Flagship events across London, Los Angeles, and New York — not just filmed, but used as production opportunities to capture customer stories, executive content, and marketing material that lives well beyond the event itself.
The event video program evolved from basic coverage into a full content engine. When you fly hundreds of enterprise customers into a room, that's not just an event — it's the best possible environment for customer interviews, executive thought leadership, product demos with live reactions, and culture content that no studio shoot can replicate.
I approach each event with a dual mandate: deliver the expected event content (keynote openers, recap reels, live social cuts) while also running a parallel production track that captures customer stories, executive interviews, and candid moments that feed the marketing pipeline for months after.
Airtable's flagship international event. Traveled to London to produce keynote content, opening videos, and a full event recap — while simultaneously running a customer interview track to capture EMEA-based enterprise stories for the broader marketing pipeline.
The international setting added logistical complexity but also visual richness. London gave the content a different energy than the typical SF or NYC backdrop, and the customer stories had a global perspective that the U.S.-based films couldn't replicate.
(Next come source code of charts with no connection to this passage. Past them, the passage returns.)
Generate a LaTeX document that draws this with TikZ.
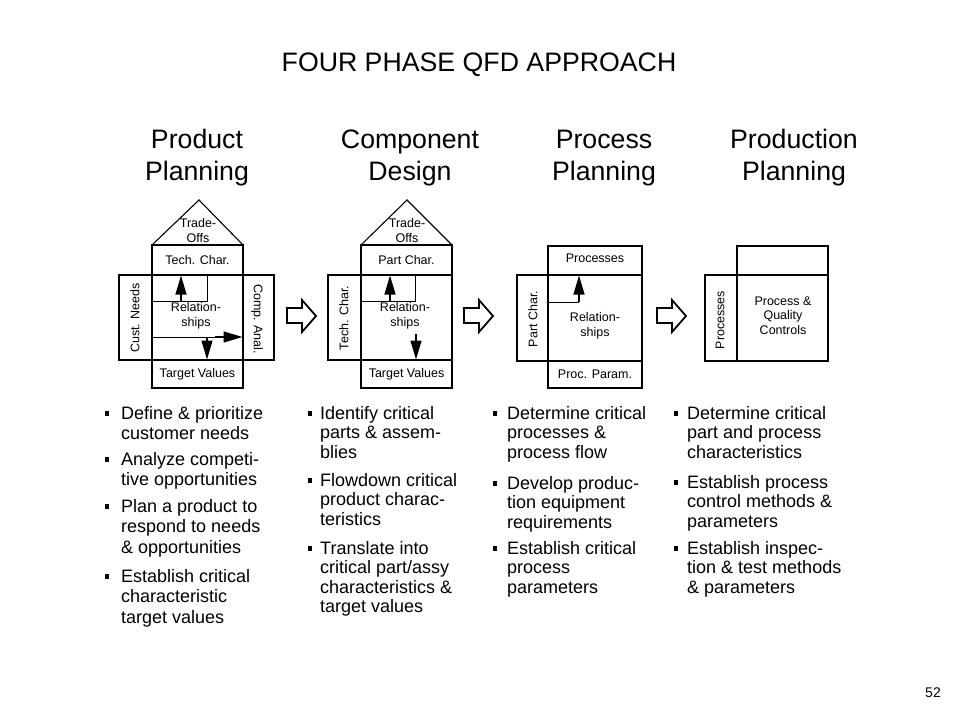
\documentclass[tikz,border=0pt]{standalone}
\usepackage{fontspec}
\setmainfont{Liberation Sans}
\usetikzlibrary{arrows.meta}
\begin{document}
\begin{tikzpicture}[x=1pt,y=-1pt,
  box/.style={draw, line width=1.1pt},
  thin/.style={draw, line width=0.9pt},
  tipa/.style={-{Triangle[length=19pt,width=11pt]}, line width=1.2pt},
  lbl/.style={font=\fontsize{12.5}{14.5}\selectfont, align=center, inner sep=0pt},
  phase/.style={font=\fontsize{26.7}{32}\selectfont, align=center, inner sep=0pt},
  hollow/.style={draw, line width=1.8pt, line join=miter, fill=white},
  itemA/.style={anchor=north west, align=left, inner sep=0pt, font=\fontsize{18}{20.5}\selectfont},
  itemB/.style={anchor=north west, align=left, inner sep=0pt, font=\fontsize{18}{19.5}\selectfont},
  bul/.style={fill=black, minimum width=4pt, minimum height=5pt, inner sep=0pt}
]
\useasboundingbox (0,0) rectangle (960,720);
\fill[white] (0,0) rectangle (960,720);

% title
\node[font=\fontsize{26.7}{32}\selectfont, inner sep=0pt] (title) at (479,65) {FOUR PHASE QFD APPROACH};

% phase titles
\node[phase] (t1) at (197,158) {Product\\Planning};
\node[phase] (t2) at (410,158) {Component\\Design};
\node[phase] (t3) at (604,158) {Process\\Planning};
\node[phase] (t4) at (794,158) {Production\\Planning};

% ---------- Phase 1 ----------
\draw[box] (152,245) -- (199,200) -- (243,245);
\draw[box] (152,245) rectangle (243,388);
\draw[box] (119,275) rectangle (274,360);
\draw[thin] (152,301) -- (207,301) -- (207,275);
\draw[tipa] (181,301) -- (181,275.5);
\draw[thin] (152,337) -- (222,337);
\draw[tipa] (215,337) -- (242.5,337);
\draw[tipa] (207,337) -- (207,359.5);
\node[lbl] (p1to) at (198,230.5) {Trade-\\Offs};
\node[lbl] (p1tc) at (197.5,260) {Tech. Char.};
\node[lbl] (p1rs) at (196,316) {Relation-\\ships};
\node[lbl] (p1tv) at (197.5,374) {Target Values};
\node[lbl, rotate=90] (p1cn) at (135,318) {Cust. Needs};
\node[lbl, rotate=-90] (p1ca) at (257,319) {Comp. Anal.};

% ---------- Phase 2 ----------
\draw[box] (361,245) -- (407,200) -- (452,245);
\draw[box] (361,245) rectangle (452,388);
\draw[box] (328,275) rectangle (452,360);
\draw[thin] (361,301) -- (415,301) -- (415,275);
\draw[tipa] (390,301) -- (390,275.5);
\draw[tipa] (416,334) -- (416,359.5);
\node[lbl] (p2to) at (407,230.5) {Trade-\\Offs};
\node[lbl] (p2pc) at (406.5,260) {Part Char.};
\node[lbl] (p2rs) at (405,316) {Relation-\\ships};
\node[lbl] (p2tv) at (406.5,374) {Target Values};
\node[lbl, rotate=90] (p2tc) at (344,318) {Tech. Char.};

% ---------- Phase 3 ----------
\draw[box] (548,246) rectangle (642,388);
\draw[box] (517,275) rectangle (642,361);
\draw[thin] (548,302) -- (579,302);
\draw[tipa] (579,302) -- (579,275.5);
\node[lbl] (p3pr) at (595,258) {Processes};
\node[lbl] (p3rs) at (595,326) {Relation-\\ships};
\node[lbl] (p3pp) at (595,374) {Proc. Param.};
\node[lbl, rotate=90] (p3pc) at (533,319) {Part Char.};

% ---------- Phase 4 ----------
\draw[box] (737,246) rectangle (828,361);
\draw[box] (705,275) rectangle (828,361);
\node[lbl, rotate=90] (p4pr) at (720,320) {Processes};
\node[lbl] (p4qc) at (783,315.5) {Process \&\\Quality\\Controls};

% ---------- hollow arrows ----------
\foreach \xa/\n in {287/a1, 464/a2, 657/a3}{
  \draw[hollow] (\xa,308) -- ++(15,0) -- ++(0,-8) -- ++(14,16) -- ++(-14,16) -- ++(0,-9) -- ++(-15,0) -- cycle;
}

% ---------- bullet lists ----------
% column 1
\node[bul] (b11) at (107,413.5) {};
\node[itemA] (i11) at (121,406) {Define \& prioritize\\customer needs};
\node[bul] (b12) at (107,459.5) {};
\node[itemA] (i12) at (121,452) {Analyze competi-\\tive opportunities};
\node[bul] (b13) at (107,506.5) {};
\node[itemA] (i13) at (121,499) {Plan a product to\\respond to needs\\\& opportunities};
\node[bul] (b14) at (107,576.5) {};
\node[itemA] (i14) at (121,569) {Establish critical\\characteristic\\target values};
% column 2
\node[bul] (b21) at (310,413.5) {};
\node[itemB] (i21) at (320,406) {Identify critical\\parts \& assem-\\blies};
\node[bul] (b22) at (310,480.5) {};
\node[itemB] (i22) at (320,473) {Flowdown critical\\product charac-\\teristics};
\node[bul] (b23) at (310,548.5) {};
\node[itemB] (i23) at (320,541) {Translate into\\critical part/assy\\characteristics \&\\target values};
% column 3
\node[bul] (b31) at (495,413.5) {};
\node[itemB] (i31) at (507,406) {Determine critical\\processes \&\\process flow};
\node[bul] (b32) at (495,483.5) {};
\node[itemB] (i32) at (507,476) {Develop produc-\\tion equipment\\requirements};
\node[bul] (b33) at (495,548.5) {};
\node[itemB] (i33) at (507,541) {Establish critical\\process\\parameters};
% column 4
\node[bul] (b41) at (675.5,413.5) {};
\node[itemB] (i41) at (687,406) {Determine critical\\part and process\\characteristics};
\node[bul] (b42) at (675.5,482.5) {};
\node[itemB] (i42) at (687,475) {Establish process\\control methods \&\\parameters};
\node[bul] (b43) at (675.5,548.5) {};
\node[itemB] (i43) at (687,541) {Establish inspec-\\tion \& test methods\\\& parameters};

% page number
\node[font=\fontsize{14}{16}\selectfont, inner sep=0pt] (pg) at (933,693) {52};
\end{tikzpicture}
\end{document}
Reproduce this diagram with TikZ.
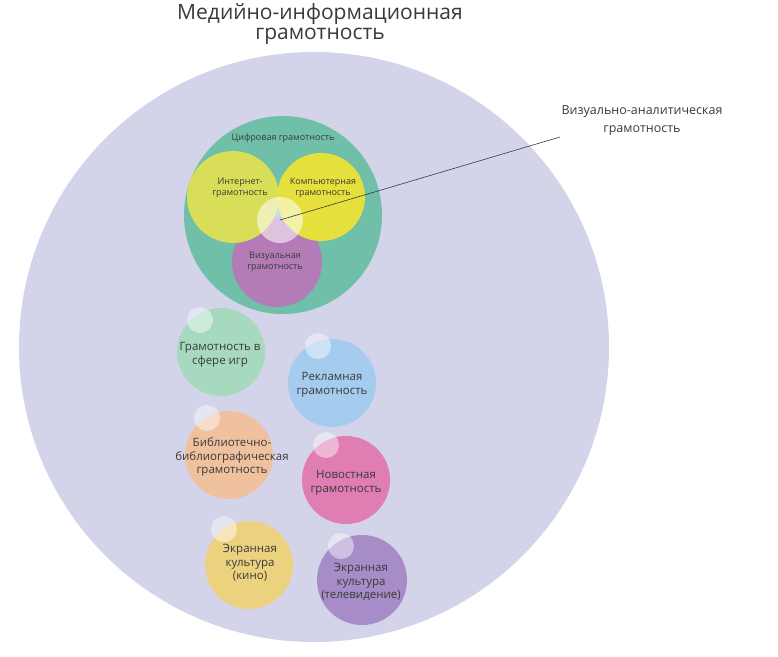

The event ends in a day. The content from it should last six months.
Airtable's annual flagship conference — the largest event on the company calendar. Produced keynote openers that set the tone for 10,000+ attendees before the CEO hits the stage. These pieces need to land emotionally in a room that size while also working as standalone content for digital distribution after.
Beyond the opening films, ALF is where the customer interview program is at its most productive. Hundreds of enterprise customers in one place, already energized from the event. The parallel production track captures stories that fuel the marketing pipeline for the rest of the year.
Smaller-scale regional events across Los Angeles and New York. Same production philosophy as the larger conferences — event coverage plus a parallel customer content track — but with a more intimate format that allows for longer, more in-depth interviews and behind-the-scenes material.
The regional events are where some of the best customer stories come from. Smaller audiences mean more access, more time, and more candid conversations.
The keynote opener gets the applause. But the real value is in the 20 customer interviews captured in the hallways and breakout rooms — content that feeds the marketing engine for the rest of the quarter.